>>>

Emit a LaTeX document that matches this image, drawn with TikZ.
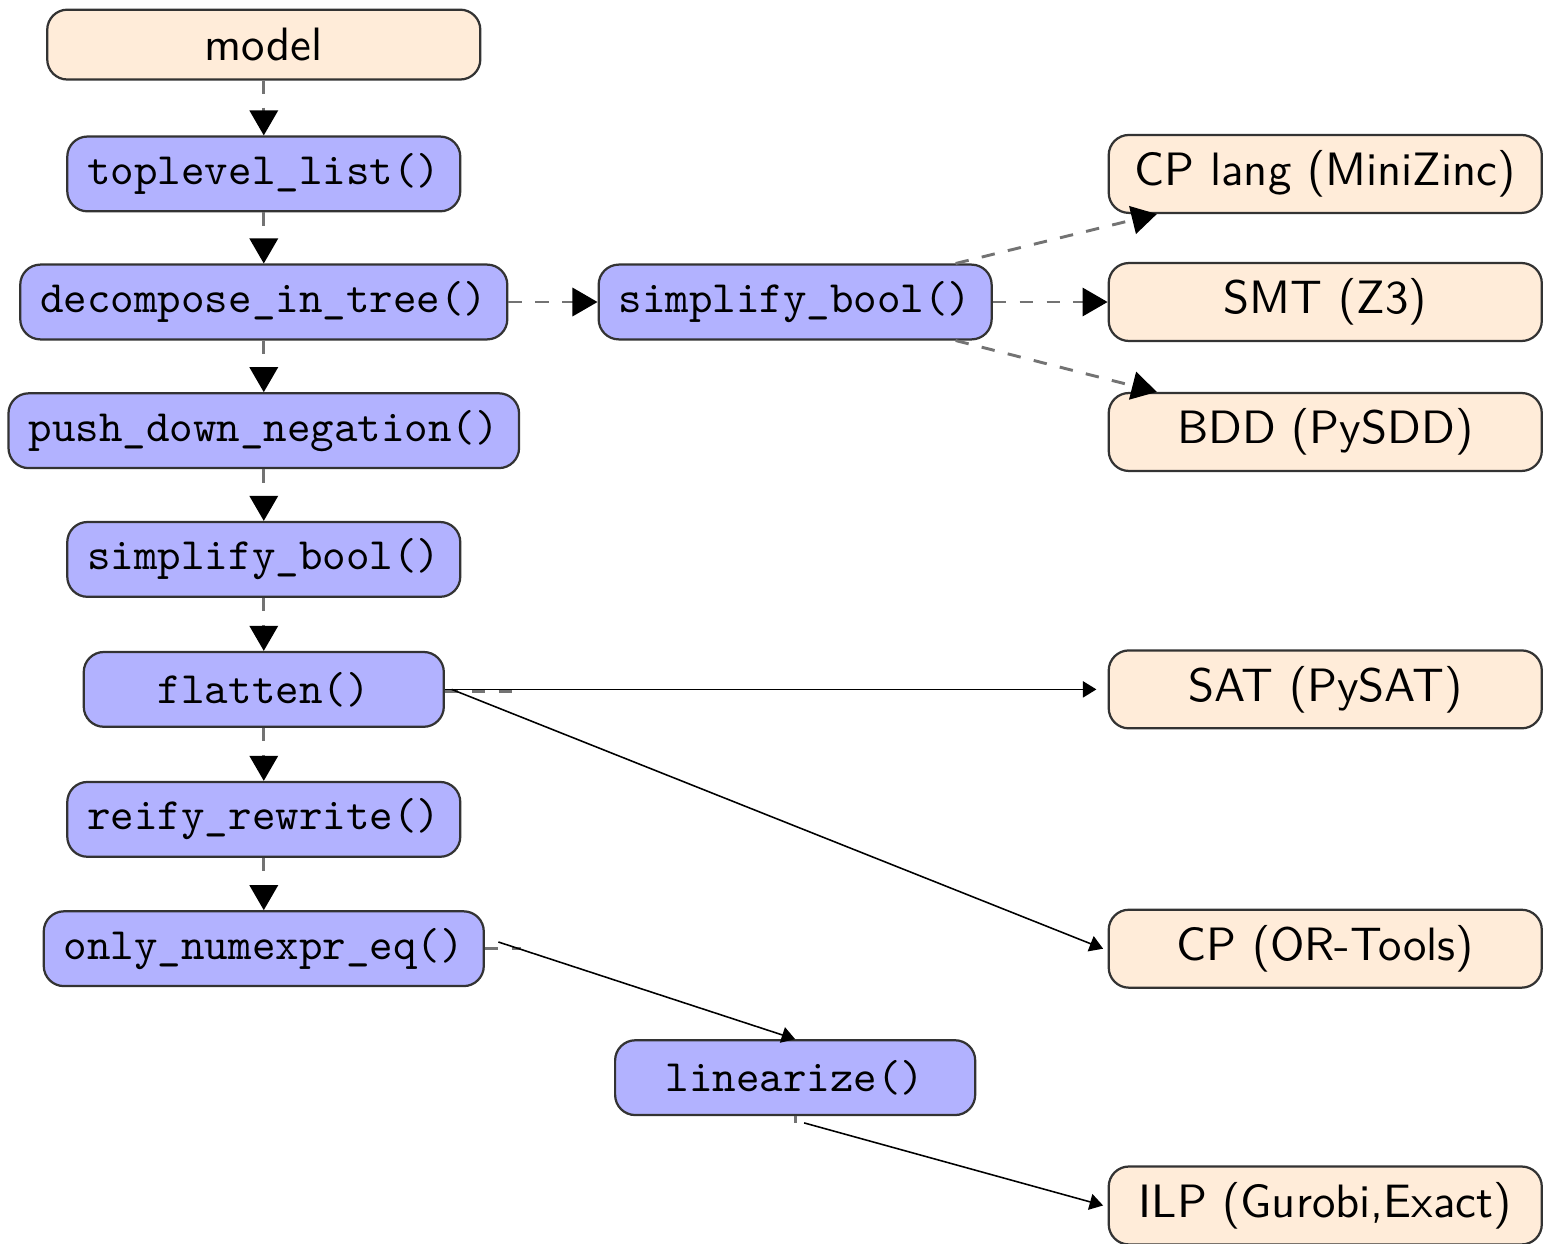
\documentclass[tikz,border=0pt]{standalone}
\usepackage{tikz}
\usetikzlibrary{arrows.meta}

\begin{document}
\begin{tikzpicture}[
    pass/.style={draw=black!80, line width=0.5pt, fill=blue!30, rounded corners=4.5pt, font=\ttfamily, minimum width=80.4pt, minimum height=16.7pt, inner xsep=4.5pt},
    target/.style={draw=black!80, line width=0.5pt, fill=orange!15, rounded corners=4.5pt, font=\fontsize{10.45}{12}\sffamily\selectfont, minimum width=96.7pt, minimum height=17.4pt},
    flow/.style={dashed, black!55, line width=0.65pt, -{Triangle[length=5.6pt,width=6.3pt,black]}},
    stub/.style={dashed, black!55, line width=0.65pt},
    solve/.style={black, line width=0.35pt, -{Triangle[length=3pt,width=3.6pt]}}
]
    \useasboundingbox (0,0) rectangle (12.14,-9.76);
    % left column
    \node[target, minimum height=15.6pt] (model) at (2.07,-0.35) {model};
    \node[pass] (top) at (2.07,-1.365) {toplevel\_list()};
    \node[pass] (dec) at (2.07,-2.37) {decompose\_in\_tree()};
    \node[pass] (neg) at (2.07,-3.38) {push\_down\_negation()};
    \node[pass] (simp) at (2.07,-4.39) {simplify\_bool()};
    \node[pass] (flat) at (2.07,-5.41) {flatten()};
    \node[pass] (reif) at (2.07,-6.43) {reify\_rewrite()};
    \node[pass] (only) at (2.07,-7.445) {only\_numexpr\_eq()};
    % middle
    \node[pass] (simp2) at (6.24,-2.37) {simplify\_bool()};
    \node[pass] (lin) at (6.24,-8.457) {linearize()};
    % solvers
    \node[target] (cplang) at (10.40,-1.365) {CP lang (MiniZinc)};
    \node[target] (smt) at (10.40,-2.37) {SMT (Z3)};
    \node[target] (bdd) at (10.40,-3.39) {BDD (PySDD)};
    \node[target] (sat) at (10.40,-5.41) {SAT (PySAT)};
    \node[target] (cp) at (10.40,-7.445) {CP (OR-Tools)};
    \node[target] (ilp) at (10.40,-9.46) {ILP (Gurobi,Exact)};

    \draw[flow] (model) -- (top);
    \draw[flow] (top) -- (dec);
    \draw[flow] (dec) -- (neg);
    \draw[flow] (neg) -- (simp);
    \draw[flow] (simp) -- (flat);
    \draw[flow] (flat) -- (reif);
    \draw[flow] (reif) -- (only);
    \draw[flow] (dec) -- (simp2);
    \draw[flow] ([xshift=-8.3pt]simp2.north east) -- ([xshift=11pt]cplang.south west);
    \draw[flow] (simp2) -- (smt);
    \draw[flow] ([xshift=-8.3pt]simp2.south east) -- ([xshift=11pt]bdd.north west);

    \draw[stub] ([yshift=-0.5pt]flat.east) -- +(17pt,0);
    \draw[stub] (only.east) -- +(8pt,0);
    \draw[stub] (lin.south) -- +(0,-1.5pt);
    \draw[solve] (flat.east) -- ([xshift=-2.5pt]sat.west);
    \draw[solve] ([xshift=1.5pt]flat.east) -- ([xshift=-1pt]cp.west);
    \draw[solve] ([xshift=3pt,yshift=1.5pt]only.east) -- (lin.north);
    \draw[solve] ([xshift=2pt,yshift=-1.5pt]lin.south) -- ([xshift=-1pt]ilp.west);
\end{tikzpicture}
\end{document}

<<<

Produce an exact copy of each line of data, skipping embedded images.

Emit a LaTeX document that matches this image, drawn with TikZ.
\documentclass[tikz,border=0pt]{standalone}
\usepackage{tikz}
\usetikzlibrary{arrows.meta}

\begin{document}
\begin{tikzpicture}[
    pass/.style={draw=black!80, line width=0.5pt, fill=blue!30, rounded corners=4.5pt, font=\ttfamily, minimum width=80.4pt, minimum height=16.7pt, inner xsep=4.5pt},
    target/.style={draw=black!80, line width=0.5pt, fill=orange!15, rounded corners=4.5pt, font=\fontsize{10.45}{12}\sffamily\selectfont, minimum width=96.7pt, minimum height=17.4pt},
    flow/.style={dashed, black!55, line width=0.65pt, -{Triangle[length=5.6pt,width=6.3pt,black]}},
    stub/.style={dashed, black!55, line width=0.65pt},
    solve/.style={black, line width=0.35pt, -{Triangle[length=3pt,width=3.6pt]}}
]
    \useasboundingbox (0,0) rectangle (12.14,-9.76);
    % left column
    \node[target, minimum height=15.6pt] (model) at (2.07,-0.35) {model};
    \node[pass] (top) at (2.07,-1.365) {toplevel\_list()};
    \node[pass] (dec) at (2.07,-2.37) {decompose\_in\_tree()};
    \node[pass] (neg) at (2.07,-3.38) {push\_down\_negation()};
    \node[pass] (simp) at (2.07,-4.39) {simplify\_bool()};
    \node[pass] (flat) at (2.07,-5.41) {flatten()};
    \node[pass] (reif) at (2.07,-6.43) {reify\_rewrite()};
    \node[pass] (only) at (2.07,-7.445) {only\_numexpr\_eq()};
    % middle
    \node[pass] (simp2) at (6.24,-2.37) {simplify\_bool()};
    \node[pass] (lin) at (6.24,-8.457) {linearize()};
    % solvers
    \node[target] (cplang) at (10.40,-1.365) {CP lang (MiniZinc)};
    \node[target] (smt) at (10.40,-2.37) {SMT (Z3)};
    \node[target] (bdd) at (10.40,-3.39) {BDD (PySDD)};
    \node[target] (sat) at (10.40,-5.41) {SAT (PySAT)};
    \node[target] (cp) at (10.40,-7.445) {CP (OR-Tools)};
    \node[target] (ilp) at (10.40,-9.46) {ILP (Gurobi,Exact)};

    \draw[flow] (model) -- (top);
    \draw[flow] (top) -- (dec);
    \draw[flow] (dec) -- (neg);
    \draw[flow] (neg) -- (simp);
    \draw[flow] (simp) -- (flat);
    \draw[flow] (flat) -- (reif);
    \draw[flow] (reif) -- (only);
    \draw[flow] (dec) -- (simp2);
    \draw[flow] ([xshift=-8.3pt]simp2.north east) -- ([xshift=11pt]cplang.south west);
    \draw[flow] (simp2) -- (smt);
    \draw[flow] ([xshift=-8.3pt]simp2.south east) -- ([xshift=11pt]bdd.north west);

    \draw[stub] ([yshift=-0.5pt]flat.east) -- +(17pt,0);
    \draw[stub] (only.east) -- +(8pt,0);
    \draw[stub] (lin.south) -- +(0,-1.5pt);
    \draw[solve] (flat.east) -- ([xshift=-2.5pt]sat.west);
    \draw[solve] ([xshift=1.5pt]flat.east) -- ([xshift=-1pt]cp.west);
    \draw[solve] ([xshift=3pt,yshift=1.5pt]only.east) -- (lin.north);
    \draw[solve] ([xshift=2pt,yshift=-1.5pt]lin.south) -- ([xshift=-1pt]ilp.west);
\end{tikzpicture}
\end{document}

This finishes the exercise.